··· DATA SEGMENT ···

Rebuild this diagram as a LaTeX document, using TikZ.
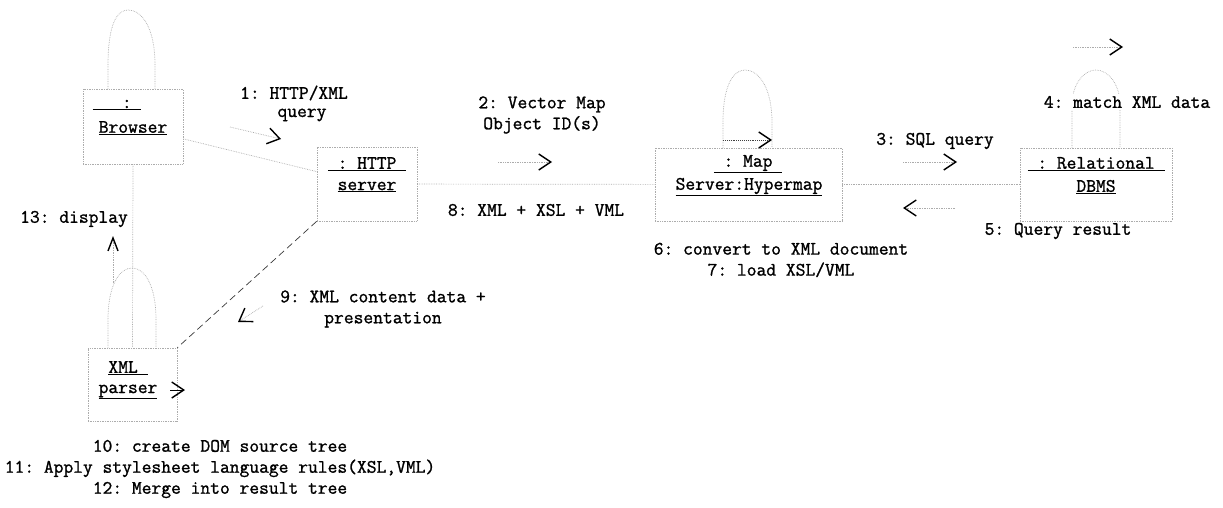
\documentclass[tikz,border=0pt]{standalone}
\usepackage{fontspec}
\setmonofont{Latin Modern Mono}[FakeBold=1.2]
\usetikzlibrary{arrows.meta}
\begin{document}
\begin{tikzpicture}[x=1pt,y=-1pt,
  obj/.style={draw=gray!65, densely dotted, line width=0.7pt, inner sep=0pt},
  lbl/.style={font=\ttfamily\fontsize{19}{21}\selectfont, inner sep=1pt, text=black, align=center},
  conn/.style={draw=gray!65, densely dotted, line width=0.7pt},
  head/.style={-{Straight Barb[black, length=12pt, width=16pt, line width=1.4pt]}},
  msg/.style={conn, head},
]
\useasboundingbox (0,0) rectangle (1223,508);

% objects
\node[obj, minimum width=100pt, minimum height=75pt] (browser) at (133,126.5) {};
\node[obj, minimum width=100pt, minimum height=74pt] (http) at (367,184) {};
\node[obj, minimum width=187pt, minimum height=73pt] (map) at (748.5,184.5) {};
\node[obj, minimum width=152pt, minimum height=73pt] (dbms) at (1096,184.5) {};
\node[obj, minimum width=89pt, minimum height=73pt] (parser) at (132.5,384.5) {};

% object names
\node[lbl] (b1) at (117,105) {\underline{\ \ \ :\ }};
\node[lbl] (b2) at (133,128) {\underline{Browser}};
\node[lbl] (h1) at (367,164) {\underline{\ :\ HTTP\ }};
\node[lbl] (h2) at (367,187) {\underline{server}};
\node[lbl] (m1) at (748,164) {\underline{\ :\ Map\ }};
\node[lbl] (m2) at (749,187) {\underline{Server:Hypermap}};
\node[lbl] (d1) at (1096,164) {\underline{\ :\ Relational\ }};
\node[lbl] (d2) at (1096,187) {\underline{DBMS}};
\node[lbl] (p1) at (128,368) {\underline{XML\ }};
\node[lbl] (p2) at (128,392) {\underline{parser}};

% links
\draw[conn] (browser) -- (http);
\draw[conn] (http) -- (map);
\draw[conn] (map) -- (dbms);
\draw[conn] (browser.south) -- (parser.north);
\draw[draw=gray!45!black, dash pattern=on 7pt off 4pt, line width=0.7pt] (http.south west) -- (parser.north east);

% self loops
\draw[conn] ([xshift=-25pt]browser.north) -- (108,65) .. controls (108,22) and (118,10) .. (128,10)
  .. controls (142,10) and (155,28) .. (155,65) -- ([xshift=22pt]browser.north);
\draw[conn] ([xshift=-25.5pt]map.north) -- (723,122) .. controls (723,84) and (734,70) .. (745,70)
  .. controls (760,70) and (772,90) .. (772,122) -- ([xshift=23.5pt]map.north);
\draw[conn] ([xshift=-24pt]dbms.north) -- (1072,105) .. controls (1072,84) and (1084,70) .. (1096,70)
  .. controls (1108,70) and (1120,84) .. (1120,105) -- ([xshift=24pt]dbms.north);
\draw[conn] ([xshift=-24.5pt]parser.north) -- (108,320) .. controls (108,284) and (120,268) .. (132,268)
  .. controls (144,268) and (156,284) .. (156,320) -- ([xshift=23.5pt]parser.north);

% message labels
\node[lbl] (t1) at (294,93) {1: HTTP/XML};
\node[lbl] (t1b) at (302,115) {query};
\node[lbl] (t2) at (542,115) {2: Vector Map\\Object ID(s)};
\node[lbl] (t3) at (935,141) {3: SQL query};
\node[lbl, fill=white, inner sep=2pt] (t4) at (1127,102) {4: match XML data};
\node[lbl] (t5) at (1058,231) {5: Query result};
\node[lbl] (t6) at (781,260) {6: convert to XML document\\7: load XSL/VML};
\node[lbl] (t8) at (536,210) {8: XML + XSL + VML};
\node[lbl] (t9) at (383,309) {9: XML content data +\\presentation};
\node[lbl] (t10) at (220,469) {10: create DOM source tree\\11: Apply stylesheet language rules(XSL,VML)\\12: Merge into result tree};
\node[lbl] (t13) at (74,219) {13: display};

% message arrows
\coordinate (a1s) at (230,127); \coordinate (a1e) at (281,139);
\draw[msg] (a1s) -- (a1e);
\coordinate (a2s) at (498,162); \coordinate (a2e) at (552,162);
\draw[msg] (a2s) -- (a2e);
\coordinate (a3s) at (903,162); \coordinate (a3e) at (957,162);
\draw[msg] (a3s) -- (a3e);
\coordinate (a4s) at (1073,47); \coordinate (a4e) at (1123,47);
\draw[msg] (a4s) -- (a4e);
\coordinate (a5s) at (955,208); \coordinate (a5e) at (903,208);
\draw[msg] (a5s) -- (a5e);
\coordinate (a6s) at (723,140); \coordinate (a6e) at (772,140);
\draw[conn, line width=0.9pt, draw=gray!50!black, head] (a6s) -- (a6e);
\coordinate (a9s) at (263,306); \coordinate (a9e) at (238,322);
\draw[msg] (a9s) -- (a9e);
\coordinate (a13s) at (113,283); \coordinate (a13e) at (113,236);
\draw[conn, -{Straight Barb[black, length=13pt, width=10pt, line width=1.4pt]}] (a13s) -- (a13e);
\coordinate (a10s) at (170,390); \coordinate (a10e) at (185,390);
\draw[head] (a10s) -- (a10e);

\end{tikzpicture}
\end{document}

···

• _AIM OF THE EXERCISE_: Look at the listing and set down only the lines from its start through the line with "-- (parser.north east);", word for word and without pictures.

• _COMPLETED TASK_:
Rebuild this diagram as a LaTeX document, using TikZ.
\documentclass[tikz,border=0pt]{standalone}
\usepackage{fontspec}
\setmonofont{Latin Modern Mono}[FakeBold=1.2]
\usetikzlibrary{arrows.meta}
\begin{document}
\begin{tikzpicture}[x=1pt,y=-1pt,
  obj/.style={draw=gray!65, densely dotted, line width=0.7pt, inner sep=0pt},
  lbl/.style={font=\ttfamily\fontsize{19}{21}\selectfont, inner sep=1pt, text=black, align=center},
  conn/.style={draw=gray!65, densely dotted, line width=0.7pt},
  head/.style={-{Straight Barb[black, length=12pt, width=16pt, line width=1.4pt]}},
  msg/.style={conn, head},
]
\useasboundingbox (0,0) rectangle (1223,508);

% objects
\node[obj, minimum width=100pt, minimum height=75pt] (browser) at (133,126.5) {};
\node[obj, minimum width=100pt, minimum height=74pt] (http) at (367,184) {};
\node[obj, minimum width=187pt, minimum height=73pt] (map) at (748.5,184.5) {};
\node[obj, minimum width=152pt, minimum height=73pt] (dbms) at (1096,184.5) {};
\node[obj, minimum width=89pt, minimum height=73pt] (parser) at (132.5,384.5) {};

% object names
\node[lbl] (b1) at (117,105) {\underline{\ \ \ :\ }};
\node[lbl] (b2) at (133,128) {\underline{Browser}};
\node[lbl] (h1) at (367,164) {\underline{\ :\ HTTP\ }};
\node[lbl] (h2) at (367,187) {\underline{server}};
\node[lbl] (m1) at (748,164) {\underline{\ :\ Map\ }};
\node[lbl] (m2) at (749,187) {\underline{Server:Hypermap}};
\node[lbl] (d1) at (1096,164) {\underline{\ :\ Relational\ }};
\node[lbl] (d2) at (1096,187) {\underline{DBMS}};
\node[lbl] (p1) at (128,368) {\underline{XML\ }};
\node[lbl] (p2) at (128,392) {\underline{parser}};

% links
\draw[conn] (browser) -- (http);
\draw[conn] (http) -- (map);
\draw[conn] (map) -- (dbms);
\draw[conn] (browser.south) -- (parser.north);
\draw[draw=gray!45!black, dash pattern=on 7pt off 4pt, line width=0.7pt] (http.south west) -- (parser.north east);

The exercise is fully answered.